Pollster1, yes, certainly many of our founders were young at the beginning of the revolution...
but most of the younger ones hadn’t done much of importance by the signing in 1776. The Carson quote concerned the signing of the Declaration, not the Constitutional Convention eleven years later.
Morris, Madison, and Hamilton were to play quite a role in the Constitutional Convention, but in 1776, only Hamilton had really done much for the cause (he had already written several unbelievably powerful articles, attacking Cooper and Seabury in the New York/ New Jersey area press. Amazing)...
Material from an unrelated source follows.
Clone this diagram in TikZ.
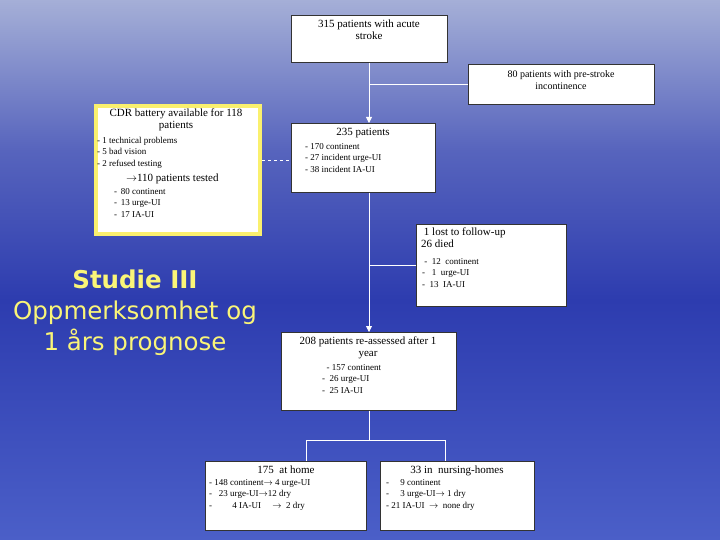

No argument with your major point, that we had many great leaders who started out in their youth serving the cause. It’s just not relevant, because the issue at hand is whether the delegates to the Constitutional Convention were politically experienced - as they undeniably were. That’s all.
On the other hand, when he was governor of Virginia a few years later, he was not a success.
Young men make revolutions, but if they don't learn from experience quickly they can lose them.
These were the war years. We didn’t seat Washington until 1789.........so add 13 years to each of them.
‘The subject at hand was Carsonâs big lie last week - a whopper so huge that if any Democrat had said it, we all would have pounced on him.’
That’s the crux. Many of Carson’s comments would be skewered if they came from Dems. If Carson says them, they are considered off limits for questions and critique.
For such a smart man, Ben Carson might be the most naive Republican ever to be taken seriously as a Presidential candidate.
Of course the Founders were experienced politicians. Each day Carson seems to do something new to convince us that he’s not a serious candidate, yet his drones, like Trump’s, won’t hear it.
Fascinating article, btw. Thanks for taking the time.
Well no wonder your so confident of your predictions on Carson. Your bosses are telling you it is so.
Patton@Bastogne: Boss, they are on to me!
Karl Rove: You know the drill, you take the RED pill and we deny any knowledge of you.